● **Exercise goal**
Everything from the line containing "Generate a Python" through the line containing "from bokeh.resources import INLINE" must be written out exactly, and nothing more; leave any pictures out.

● **Dataset rows**
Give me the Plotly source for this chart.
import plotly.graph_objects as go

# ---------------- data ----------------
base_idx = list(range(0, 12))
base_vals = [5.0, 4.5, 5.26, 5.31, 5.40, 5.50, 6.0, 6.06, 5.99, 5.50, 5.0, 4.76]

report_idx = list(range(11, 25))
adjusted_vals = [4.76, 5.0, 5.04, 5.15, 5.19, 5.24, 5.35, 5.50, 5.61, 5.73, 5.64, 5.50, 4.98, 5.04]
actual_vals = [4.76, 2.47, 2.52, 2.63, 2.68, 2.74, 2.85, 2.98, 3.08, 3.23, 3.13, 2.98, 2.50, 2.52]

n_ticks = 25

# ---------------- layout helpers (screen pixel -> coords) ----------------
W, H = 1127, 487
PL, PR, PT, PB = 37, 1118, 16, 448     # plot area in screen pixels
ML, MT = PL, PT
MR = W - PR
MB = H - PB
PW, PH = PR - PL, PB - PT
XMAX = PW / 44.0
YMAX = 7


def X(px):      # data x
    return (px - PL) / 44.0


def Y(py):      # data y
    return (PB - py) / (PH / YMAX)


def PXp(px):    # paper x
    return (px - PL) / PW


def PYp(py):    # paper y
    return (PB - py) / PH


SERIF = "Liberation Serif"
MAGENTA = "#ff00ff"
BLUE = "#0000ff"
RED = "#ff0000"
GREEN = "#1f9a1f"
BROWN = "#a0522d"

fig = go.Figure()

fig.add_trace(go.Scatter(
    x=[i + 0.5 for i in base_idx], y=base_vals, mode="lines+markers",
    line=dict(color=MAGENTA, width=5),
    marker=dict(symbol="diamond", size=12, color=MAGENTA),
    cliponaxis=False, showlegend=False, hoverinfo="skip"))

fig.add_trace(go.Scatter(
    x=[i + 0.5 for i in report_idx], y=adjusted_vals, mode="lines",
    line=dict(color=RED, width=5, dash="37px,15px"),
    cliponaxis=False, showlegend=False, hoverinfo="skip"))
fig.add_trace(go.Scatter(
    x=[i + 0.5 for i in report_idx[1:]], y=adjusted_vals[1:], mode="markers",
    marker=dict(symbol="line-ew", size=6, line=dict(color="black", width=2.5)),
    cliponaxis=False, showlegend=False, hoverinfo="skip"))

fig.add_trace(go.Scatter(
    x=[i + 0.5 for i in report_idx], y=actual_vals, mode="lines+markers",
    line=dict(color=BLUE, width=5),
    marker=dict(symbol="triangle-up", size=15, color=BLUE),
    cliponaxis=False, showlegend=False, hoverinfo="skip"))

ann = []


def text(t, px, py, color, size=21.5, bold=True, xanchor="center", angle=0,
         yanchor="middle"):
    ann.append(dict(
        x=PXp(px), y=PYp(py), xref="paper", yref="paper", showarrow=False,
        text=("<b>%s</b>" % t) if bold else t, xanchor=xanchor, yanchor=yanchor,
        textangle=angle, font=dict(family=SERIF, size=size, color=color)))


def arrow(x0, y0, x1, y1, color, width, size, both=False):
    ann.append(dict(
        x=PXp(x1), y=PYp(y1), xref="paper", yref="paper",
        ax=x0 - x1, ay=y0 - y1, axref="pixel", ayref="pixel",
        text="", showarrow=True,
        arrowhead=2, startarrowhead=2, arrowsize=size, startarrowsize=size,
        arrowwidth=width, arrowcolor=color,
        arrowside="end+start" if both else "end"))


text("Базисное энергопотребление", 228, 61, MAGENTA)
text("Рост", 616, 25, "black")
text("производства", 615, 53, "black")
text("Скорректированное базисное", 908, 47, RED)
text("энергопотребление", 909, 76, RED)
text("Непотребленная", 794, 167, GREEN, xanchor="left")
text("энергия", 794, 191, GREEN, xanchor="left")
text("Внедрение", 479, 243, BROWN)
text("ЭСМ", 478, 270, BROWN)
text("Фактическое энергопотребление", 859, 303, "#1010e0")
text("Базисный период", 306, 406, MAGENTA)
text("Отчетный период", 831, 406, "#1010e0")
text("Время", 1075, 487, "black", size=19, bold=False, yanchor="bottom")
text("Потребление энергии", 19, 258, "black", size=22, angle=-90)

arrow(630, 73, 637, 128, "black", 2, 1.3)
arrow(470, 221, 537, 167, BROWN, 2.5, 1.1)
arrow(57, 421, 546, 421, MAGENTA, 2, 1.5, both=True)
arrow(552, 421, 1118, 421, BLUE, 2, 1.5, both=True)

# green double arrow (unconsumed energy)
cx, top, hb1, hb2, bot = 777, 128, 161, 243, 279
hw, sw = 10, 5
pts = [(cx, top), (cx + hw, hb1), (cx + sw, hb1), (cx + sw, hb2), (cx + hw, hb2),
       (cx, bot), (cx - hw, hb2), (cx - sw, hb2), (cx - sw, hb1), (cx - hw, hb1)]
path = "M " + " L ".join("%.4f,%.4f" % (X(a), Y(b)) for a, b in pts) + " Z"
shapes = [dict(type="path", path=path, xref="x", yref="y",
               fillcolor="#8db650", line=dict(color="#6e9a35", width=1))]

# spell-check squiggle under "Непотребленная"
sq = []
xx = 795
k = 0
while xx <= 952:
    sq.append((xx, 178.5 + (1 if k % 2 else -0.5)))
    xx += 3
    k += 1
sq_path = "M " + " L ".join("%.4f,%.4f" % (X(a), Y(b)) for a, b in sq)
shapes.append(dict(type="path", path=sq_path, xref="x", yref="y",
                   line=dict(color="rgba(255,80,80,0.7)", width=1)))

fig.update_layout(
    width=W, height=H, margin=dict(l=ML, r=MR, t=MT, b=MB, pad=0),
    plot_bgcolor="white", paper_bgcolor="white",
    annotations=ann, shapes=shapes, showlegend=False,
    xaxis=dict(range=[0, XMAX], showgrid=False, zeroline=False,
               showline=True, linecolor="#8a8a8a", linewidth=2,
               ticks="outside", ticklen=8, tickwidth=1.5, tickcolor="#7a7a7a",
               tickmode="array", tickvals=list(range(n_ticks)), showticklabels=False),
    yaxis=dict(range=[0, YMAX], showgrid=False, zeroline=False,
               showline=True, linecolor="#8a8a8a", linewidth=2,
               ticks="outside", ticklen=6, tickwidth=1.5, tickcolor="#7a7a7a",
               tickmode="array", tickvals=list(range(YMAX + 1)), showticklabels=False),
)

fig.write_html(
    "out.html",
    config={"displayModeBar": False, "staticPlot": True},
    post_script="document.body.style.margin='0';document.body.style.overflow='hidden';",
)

* * *

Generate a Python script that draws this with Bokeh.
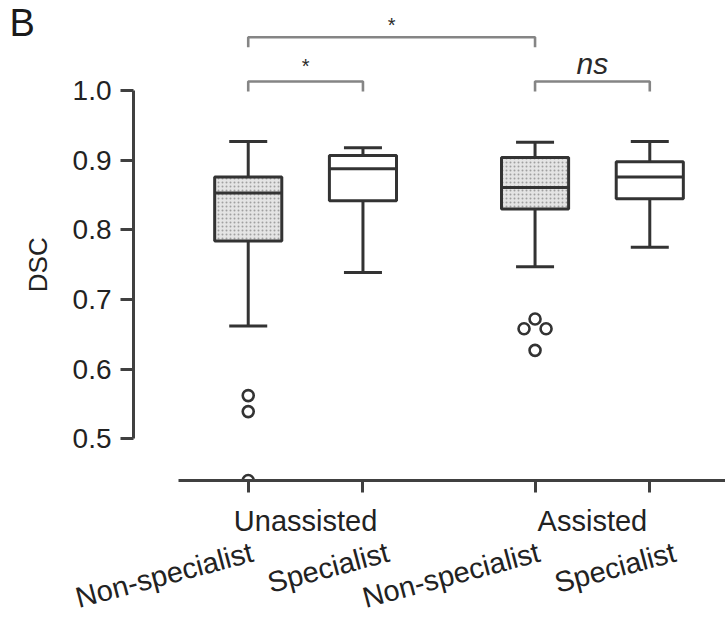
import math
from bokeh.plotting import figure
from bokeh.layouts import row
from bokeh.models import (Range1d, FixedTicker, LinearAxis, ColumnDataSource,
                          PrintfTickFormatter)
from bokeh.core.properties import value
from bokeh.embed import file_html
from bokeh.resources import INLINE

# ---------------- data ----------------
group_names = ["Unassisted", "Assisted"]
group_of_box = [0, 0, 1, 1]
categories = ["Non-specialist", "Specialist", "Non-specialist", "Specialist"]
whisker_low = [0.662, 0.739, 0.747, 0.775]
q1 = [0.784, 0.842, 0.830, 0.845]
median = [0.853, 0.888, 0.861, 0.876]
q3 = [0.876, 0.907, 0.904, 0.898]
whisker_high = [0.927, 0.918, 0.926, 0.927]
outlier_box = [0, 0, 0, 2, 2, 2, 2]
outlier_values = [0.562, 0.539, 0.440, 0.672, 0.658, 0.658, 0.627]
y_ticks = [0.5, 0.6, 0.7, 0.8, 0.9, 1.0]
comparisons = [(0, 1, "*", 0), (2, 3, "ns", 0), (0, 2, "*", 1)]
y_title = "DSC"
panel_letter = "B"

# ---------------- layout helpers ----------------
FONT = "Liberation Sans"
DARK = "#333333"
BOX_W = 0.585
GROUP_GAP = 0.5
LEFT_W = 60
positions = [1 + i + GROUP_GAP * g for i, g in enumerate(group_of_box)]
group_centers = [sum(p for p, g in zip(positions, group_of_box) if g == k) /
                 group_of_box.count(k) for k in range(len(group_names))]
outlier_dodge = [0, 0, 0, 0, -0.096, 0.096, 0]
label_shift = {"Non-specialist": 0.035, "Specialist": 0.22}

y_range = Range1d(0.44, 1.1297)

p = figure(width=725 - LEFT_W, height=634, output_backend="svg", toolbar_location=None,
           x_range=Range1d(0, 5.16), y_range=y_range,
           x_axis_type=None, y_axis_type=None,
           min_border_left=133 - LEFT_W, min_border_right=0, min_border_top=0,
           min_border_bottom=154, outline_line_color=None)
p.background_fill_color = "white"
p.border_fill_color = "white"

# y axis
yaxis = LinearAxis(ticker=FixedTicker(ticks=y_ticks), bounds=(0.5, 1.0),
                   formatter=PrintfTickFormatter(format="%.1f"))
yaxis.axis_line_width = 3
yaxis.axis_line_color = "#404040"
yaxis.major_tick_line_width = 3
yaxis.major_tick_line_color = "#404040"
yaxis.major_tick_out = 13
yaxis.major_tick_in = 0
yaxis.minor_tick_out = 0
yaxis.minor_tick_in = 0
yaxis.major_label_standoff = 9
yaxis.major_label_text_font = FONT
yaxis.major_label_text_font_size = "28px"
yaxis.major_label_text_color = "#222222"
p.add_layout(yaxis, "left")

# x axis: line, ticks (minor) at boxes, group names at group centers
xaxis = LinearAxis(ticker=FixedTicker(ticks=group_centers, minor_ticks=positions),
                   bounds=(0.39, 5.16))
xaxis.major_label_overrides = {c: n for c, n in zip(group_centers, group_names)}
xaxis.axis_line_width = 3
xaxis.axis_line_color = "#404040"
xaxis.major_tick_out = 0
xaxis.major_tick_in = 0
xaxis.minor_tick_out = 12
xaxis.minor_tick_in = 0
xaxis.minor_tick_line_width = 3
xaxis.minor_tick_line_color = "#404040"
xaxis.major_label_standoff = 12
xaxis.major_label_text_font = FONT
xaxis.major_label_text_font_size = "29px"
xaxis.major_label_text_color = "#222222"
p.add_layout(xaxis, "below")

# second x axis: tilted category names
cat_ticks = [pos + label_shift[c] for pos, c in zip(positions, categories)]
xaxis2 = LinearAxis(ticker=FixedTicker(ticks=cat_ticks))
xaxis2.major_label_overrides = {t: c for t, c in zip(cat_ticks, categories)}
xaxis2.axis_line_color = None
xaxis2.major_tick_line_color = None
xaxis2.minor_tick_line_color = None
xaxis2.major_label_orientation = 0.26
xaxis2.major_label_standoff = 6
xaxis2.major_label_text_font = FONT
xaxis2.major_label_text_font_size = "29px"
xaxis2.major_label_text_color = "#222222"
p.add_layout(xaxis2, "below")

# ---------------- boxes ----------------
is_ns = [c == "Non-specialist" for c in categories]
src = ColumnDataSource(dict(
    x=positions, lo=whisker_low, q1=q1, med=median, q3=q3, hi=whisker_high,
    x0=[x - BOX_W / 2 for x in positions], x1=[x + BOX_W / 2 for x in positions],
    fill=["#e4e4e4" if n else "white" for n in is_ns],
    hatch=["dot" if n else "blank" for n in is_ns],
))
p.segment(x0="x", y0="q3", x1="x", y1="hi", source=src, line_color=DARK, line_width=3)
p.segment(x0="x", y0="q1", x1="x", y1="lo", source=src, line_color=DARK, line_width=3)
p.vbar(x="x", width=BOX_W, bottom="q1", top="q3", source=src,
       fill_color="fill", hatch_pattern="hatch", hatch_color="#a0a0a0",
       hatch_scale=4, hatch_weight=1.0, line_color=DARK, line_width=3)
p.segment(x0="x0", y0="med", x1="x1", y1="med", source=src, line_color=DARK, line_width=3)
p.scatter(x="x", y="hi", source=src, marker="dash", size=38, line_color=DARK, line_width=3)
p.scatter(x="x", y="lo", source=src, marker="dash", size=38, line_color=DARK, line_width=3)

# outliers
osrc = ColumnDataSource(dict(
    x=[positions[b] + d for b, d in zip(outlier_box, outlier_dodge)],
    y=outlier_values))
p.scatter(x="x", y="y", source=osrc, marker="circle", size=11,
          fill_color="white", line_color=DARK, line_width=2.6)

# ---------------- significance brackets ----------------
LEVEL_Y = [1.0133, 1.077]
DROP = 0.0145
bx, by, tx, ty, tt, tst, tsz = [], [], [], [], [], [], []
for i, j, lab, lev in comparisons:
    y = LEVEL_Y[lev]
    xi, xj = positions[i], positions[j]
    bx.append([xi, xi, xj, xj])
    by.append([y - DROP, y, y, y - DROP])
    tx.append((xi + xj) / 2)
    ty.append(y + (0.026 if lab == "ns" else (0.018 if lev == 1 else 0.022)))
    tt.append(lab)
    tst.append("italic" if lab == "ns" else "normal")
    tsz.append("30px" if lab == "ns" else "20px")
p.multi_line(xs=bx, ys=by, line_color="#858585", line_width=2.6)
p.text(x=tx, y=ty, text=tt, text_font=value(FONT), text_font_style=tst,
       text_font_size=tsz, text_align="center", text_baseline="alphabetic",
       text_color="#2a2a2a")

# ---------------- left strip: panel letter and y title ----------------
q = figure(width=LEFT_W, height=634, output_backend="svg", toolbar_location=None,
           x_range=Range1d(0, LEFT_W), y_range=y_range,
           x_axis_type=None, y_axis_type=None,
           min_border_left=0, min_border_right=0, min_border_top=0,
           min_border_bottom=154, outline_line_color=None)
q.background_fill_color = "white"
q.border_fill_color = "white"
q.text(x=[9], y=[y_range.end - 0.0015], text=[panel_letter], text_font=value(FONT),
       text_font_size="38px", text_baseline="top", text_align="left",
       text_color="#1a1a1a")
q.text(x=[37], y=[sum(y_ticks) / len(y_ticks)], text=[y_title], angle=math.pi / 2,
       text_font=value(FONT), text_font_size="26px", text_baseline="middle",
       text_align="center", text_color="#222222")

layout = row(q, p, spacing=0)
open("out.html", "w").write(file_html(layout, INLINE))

==

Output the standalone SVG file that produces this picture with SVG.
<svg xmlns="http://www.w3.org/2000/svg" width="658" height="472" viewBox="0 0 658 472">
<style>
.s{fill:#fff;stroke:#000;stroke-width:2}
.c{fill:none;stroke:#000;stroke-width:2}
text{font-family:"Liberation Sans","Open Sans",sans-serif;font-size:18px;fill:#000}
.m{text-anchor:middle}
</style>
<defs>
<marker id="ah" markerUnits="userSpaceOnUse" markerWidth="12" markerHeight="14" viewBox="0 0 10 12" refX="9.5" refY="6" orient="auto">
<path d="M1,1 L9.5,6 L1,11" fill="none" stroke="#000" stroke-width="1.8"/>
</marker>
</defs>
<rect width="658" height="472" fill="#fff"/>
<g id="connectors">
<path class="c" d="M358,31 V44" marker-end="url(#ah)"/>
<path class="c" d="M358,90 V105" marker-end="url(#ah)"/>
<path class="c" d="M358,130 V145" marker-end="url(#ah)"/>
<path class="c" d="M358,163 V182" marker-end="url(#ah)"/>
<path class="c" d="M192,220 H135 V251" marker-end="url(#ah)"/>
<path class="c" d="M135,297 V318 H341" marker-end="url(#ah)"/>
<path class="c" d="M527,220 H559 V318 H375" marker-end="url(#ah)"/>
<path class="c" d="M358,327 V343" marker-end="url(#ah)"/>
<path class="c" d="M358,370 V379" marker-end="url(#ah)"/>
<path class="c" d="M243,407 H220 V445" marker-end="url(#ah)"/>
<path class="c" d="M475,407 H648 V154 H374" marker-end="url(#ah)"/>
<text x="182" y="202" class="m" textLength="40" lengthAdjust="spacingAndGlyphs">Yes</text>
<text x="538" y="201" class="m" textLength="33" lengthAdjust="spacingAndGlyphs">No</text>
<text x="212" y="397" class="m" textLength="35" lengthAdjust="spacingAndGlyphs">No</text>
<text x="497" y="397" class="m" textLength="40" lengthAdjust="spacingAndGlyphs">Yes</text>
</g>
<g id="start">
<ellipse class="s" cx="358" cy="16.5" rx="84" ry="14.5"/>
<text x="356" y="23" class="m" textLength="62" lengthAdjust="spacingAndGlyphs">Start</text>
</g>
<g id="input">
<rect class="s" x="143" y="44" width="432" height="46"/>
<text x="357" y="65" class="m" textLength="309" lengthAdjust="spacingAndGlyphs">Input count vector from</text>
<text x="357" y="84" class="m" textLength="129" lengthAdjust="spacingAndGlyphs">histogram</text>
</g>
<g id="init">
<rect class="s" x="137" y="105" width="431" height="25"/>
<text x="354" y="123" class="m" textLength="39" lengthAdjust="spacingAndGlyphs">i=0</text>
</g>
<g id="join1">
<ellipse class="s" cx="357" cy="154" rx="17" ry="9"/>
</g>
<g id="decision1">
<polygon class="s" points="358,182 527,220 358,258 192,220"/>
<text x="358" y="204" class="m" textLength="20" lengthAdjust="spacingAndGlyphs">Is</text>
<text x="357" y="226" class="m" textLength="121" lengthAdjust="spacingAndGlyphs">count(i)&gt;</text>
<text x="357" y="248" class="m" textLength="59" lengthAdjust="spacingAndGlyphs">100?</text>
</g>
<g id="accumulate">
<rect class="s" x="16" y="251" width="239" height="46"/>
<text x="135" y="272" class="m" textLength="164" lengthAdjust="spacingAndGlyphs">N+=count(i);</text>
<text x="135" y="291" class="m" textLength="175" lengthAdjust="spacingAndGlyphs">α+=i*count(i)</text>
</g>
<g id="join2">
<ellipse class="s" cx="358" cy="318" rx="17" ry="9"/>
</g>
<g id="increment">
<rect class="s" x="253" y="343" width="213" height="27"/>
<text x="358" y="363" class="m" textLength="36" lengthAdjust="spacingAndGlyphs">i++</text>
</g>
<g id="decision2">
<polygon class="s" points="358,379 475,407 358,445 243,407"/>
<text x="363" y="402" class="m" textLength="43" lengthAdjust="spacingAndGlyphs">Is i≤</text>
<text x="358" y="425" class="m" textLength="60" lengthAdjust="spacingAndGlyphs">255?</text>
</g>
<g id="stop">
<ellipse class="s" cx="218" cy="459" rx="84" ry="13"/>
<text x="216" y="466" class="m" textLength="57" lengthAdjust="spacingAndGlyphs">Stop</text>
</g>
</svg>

● **Complete answer**
Generate a Python script that draws this with Bokeh.
import math
from bokeh.plotting import figure
from bokeh.layouts import row
from bokeh.models import (Range1d, FixedTicker, LinearAxis, ColumnDataSource,
                          PrintfTickFormatter)
from bokeh.core.properties import value
from bokeh.embed import file_html
from bokeh.resources import INLINE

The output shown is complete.